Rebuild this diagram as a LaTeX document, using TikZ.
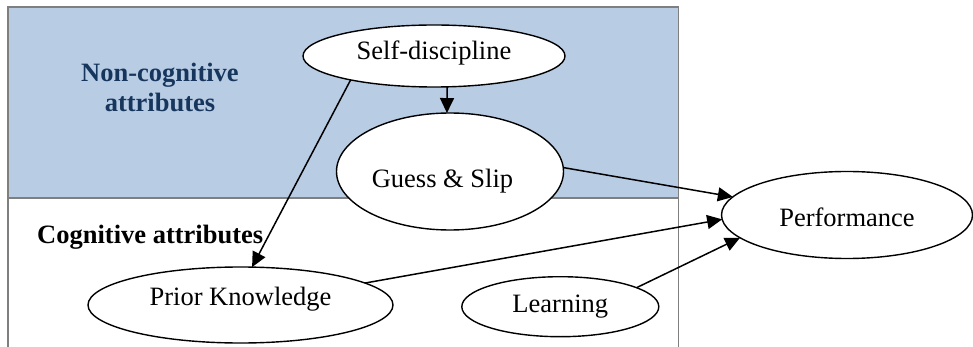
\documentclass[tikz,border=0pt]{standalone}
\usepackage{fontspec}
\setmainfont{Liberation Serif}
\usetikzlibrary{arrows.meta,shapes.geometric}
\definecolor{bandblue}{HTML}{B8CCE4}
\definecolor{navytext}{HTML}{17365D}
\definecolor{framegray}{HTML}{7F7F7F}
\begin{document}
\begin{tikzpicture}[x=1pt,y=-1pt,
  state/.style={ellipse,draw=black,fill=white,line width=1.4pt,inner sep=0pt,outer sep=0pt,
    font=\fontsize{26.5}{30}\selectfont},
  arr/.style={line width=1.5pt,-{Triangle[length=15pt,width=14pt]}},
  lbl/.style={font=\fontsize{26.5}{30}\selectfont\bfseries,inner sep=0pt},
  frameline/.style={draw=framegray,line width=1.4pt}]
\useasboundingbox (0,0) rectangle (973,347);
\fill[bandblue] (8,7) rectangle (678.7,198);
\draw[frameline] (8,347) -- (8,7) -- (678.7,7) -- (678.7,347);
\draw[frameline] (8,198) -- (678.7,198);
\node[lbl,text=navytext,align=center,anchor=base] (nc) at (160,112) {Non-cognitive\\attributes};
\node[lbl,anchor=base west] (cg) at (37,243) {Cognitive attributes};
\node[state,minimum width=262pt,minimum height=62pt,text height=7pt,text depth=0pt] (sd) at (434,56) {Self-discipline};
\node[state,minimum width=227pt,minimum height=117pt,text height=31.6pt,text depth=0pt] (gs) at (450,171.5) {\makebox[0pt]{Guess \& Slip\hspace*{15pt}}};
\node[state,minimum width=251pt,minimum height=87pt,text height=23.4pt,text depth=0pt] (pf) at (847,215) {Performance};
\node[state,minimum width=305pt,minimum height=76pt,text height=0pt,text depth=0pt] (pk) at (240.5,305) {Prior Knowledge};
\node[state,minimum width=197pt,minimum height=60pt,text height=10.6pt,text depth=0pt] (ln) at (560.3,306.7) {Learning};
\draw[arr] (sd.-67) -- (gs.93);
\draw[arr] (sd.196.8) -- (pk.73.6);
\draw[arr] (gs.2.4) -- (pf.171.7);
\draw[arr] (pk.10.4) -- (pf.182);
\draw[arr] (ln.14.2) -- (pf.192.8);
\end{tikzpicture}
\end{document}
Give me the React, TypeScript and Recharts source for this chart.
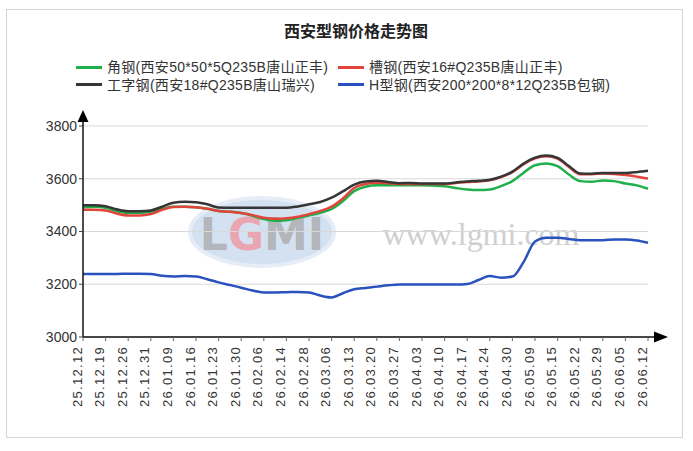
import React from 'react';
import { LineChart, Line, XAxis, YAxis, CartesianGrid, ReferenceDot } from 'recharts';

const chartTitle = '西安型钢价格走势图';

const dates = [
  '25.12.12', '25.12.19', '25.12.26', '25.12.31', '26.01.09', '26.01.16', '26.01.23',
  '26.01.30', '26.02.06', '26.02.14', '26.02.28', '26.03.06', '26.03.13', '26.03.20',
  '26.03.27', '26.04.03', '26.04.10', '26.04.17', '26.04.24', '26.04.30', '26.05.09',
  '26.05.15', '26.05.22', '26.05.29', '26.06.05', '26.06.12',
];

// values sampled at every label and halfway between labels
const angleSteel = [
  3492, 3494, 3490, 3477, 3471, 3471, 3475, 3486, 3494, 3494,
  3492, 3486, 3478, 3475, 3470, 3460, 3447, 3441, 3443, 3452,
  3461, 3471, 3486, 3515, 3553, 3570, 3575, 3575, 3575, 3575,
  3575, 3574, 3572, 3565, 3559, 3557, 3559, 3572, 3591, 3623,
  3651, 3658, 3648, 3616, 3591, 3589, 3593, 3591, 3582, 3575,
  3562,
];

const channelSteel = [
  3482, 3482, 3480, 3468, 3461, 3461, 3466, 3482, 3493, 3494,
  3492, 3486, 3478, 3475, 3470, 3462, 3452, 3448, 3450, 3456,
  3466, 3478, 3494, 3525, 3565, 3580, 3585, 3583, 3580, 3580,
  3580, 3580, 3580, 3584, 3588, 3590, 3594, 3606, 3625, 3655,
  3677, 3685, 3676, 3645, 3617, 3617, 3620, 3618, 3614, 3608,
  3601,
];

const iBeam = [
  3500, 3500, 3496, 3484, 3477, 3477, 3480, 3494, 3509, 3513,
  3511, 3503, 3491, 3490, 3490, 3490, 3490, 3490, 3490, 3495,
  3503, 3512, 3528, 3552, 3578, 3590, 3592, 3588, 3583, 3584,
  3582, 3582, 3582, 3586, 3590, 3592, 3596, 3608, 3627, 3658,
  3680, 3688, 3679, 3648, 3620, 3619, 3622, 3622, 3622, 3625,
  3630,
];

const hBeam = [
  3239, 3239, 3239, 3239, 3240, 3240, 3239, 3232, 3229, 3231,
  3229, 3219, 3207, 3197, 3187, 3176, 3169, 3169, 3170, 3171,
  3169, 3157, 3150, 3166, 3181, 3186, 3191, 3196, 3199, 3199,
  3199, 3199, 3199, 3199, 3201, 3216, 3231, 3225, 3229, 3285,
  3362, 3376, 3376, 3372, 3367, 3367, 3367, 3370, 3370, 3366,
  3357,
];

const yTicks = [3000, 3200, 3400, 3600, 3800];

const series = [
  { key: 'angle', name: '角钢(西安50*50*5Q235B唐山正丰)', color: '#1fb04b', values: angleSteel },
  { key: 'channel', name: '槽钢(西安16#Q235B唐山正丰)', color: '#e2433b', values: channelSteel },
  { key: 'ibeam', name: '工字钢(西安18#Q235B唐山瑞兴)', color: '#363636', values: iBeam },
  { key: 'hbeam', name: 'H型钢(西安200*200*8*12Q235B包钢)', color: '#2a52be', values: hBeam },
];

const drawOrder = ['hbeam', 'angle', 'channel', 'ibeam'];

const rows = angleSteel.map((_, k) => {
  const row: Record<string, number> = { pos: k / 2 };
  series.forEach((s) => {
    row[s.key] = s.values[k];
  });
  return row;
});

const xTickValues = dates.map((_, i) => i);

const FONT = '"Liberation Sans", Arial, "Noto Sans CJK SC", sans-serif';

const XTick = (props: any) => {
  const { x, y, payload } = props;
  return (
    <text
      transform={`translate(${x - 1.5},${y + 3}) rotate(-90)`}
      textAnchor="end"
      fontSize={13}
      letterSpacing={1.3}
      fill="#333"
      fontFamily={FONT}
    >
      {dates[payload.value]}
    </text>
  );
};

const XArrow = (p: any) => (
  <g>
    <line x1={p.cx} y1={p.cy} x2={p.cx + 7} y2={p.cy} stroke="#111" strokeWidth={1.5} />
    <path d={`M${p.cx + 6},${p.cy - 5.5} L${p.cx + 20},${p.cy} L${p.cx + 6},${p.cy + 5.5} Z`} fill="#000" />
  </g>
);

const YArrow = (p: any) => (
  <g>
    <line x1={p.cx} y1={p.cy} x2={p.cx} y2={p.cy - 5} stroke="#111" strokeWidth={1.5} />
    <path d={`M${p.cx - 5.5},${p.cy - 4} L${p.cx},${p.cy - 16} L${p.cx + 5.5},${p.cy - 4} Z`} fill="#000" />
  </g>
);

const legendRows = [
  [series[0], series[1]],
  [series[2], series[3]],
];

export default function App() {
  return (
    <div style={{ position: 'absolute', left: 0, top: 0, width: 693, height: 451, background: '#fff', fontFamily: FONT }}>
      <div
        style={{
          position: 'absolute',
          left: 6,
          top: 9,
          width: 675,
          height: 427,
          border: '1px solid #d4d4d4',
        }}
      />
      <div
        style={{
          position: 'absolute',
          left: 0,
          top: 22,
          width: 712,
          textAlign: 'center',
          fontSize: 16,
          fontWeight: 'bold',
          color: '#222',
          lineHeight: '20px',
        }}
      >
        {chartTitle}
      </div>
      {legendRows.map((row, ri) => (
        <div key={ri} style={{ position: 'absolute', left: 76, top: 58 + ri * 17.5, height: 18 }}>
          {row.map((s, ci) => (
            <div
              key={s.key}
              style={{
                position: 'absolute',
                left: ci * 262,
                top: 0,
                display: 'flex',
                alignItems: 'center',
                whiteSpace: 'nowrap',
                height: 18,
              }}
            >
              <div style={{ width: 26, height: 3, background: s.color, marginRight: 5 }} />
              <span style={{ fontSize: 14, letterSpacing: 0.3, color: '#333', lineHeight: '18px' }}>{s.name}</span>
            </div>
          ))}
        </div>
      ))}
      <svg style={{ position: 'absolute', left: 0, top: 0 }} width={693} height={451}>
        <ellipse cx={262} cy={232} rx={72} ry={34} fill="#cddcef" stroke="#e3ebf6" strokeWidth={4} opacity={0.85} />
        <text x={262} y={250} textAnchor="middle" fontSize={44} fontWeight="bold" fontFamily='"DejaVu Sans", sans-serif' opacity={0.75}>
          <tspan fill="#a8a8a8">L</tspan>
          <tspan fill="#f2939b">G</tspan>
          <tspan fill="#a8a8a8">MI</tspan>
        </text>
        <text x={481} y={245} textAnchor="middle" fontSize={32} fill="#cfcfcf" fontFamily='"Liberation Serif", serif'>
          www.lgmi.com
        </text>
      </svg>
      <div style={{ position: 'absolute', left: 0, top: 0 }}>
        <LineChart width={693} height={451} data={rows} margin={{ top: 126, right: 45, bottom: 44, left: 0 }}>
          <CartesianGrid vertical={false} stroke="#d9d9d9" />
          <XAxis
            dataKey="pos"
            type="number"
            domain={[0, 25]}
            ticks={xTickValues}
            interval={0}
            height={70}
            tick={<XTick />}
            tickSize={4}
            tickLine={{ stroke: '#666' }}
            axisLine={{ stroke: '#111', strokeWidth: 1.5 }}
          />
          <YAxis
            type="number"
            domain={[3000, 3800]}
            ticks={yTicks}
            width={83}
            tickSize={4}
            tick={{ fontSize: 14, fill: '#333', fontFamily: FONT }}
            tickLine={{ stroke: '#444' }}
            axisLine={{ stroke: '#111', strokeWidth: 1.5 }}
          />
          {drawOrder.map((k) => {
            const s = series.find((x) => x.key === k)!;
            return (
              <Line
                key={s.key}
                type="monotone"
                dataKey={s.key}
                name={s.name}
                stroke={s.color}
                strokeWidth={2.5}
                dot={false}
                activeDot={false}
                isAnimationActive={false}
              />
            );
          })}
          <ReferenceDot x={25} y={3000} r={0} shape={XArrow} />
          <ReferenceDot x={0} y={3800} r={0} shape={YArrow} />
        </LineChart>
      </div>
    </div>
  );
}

· · ·

WORK INSTRUCTIONS
Go back to the entries above and restate word for word every line from the first through the one that contains "const chartTitle = '西安型钢价格走势图';", leaving the pictures behind.

WRITTEN SOLUTION
Rebuild this diagram as a LaTeX document, using TikZ.
\documentclass[tikz,border=0pt]{standalone}
\usepackage{fontspec}
\setmainfont{Liberation Serif}
\usetikzlibrary{arrows.meta,shapes.geometric}
\definecolor{bandblue}{HTML}{B8CCE4}
\definecolor{navytext}{HTML}{17365D}
\definecolor{framegray}{HTML}{7F7F7F}
\begin{document}
\begin{tikzpicture}[x=1pt,y=-1pt,
  state/.style={ellipse,draw=black,fill=white,line width=1.4pt,inner sep=0pt,outer sep=0pt,
    font=\fontsize{26.5}{30}\selectfont},
  arr/.style={line width=1.5pt,-{Triangle[length=15pt,width=14pt]}},
  lbl/.style={font=\fontsize{26.5}{30}\selectfont\bfseries,inner sep=0pt},
  frameline/.style={draw=framegray,line width=1.4pt}]
\useasboundingbox (0,0) rectangle (973,347);
\fill[bandblue] (8,7) rectangle (678.7,198);
\draw[frameline] (8,347) -- (8,7) -- (678.7,7) -- (678.7,347);
\draw[frameline] (8,198) -- (678.7,198);
\node[lbl,text=navytext,align=center,anchor=base] (nc) at (160,112) {Non-cognitive\\attributes};
\node[lbl,anchor=base west] (cg) at (37,243) {Cognitive attributes};
\node[state,minimum width=262pt,minimum height=62pt,text height=7pt,text depth=0pt] (sd) at (434,56) {Self-discipline};
\node[state,minimum width=227pt,minimum height=117pt,text height=31.6pt,text depth=0pt] (gs) at (450,171.5) {\makebox[0pt]{Guess \& Slip\hspace*{15pt}}};
\node[state,minimum width=251pt,minimum height=87pt,text height=23.4pt,text depth=0pt] (pf) at (847,215) {Performance};
\node[state,minimum width=305pt,minimum height=76pt,text height=0pt,text depth=0pt] (pk) at (240.5,305) {Prior Knowledge};
\node[state,minimum width=197pt,minimum height=60pt,text height=10.6pt,text depth=0pt] (ln) at (560.3,306.7) {Learning};
\draw[arr] (sd.-67) -- (gs.93);
\draw[arr] (sd.196.8) -- (pk.73.6);
\draw[arr] (gs.2.4) -- (pf.171.7);
\draw[arr] (pk.10.4) -- (pf.182);
\draw[arr] (ln.14.2) -- (pf.192.8);
\end{tikzpicture}
\end{document}
Give me the React, TypeScript and Recharts source for this chart.
import React from 'react';
import { LineChart, Line, XAxis, YAxis, CartesianGrid, ReferenceDot } from 'recharts';

const chartTitle = '西安型钢价格走势图';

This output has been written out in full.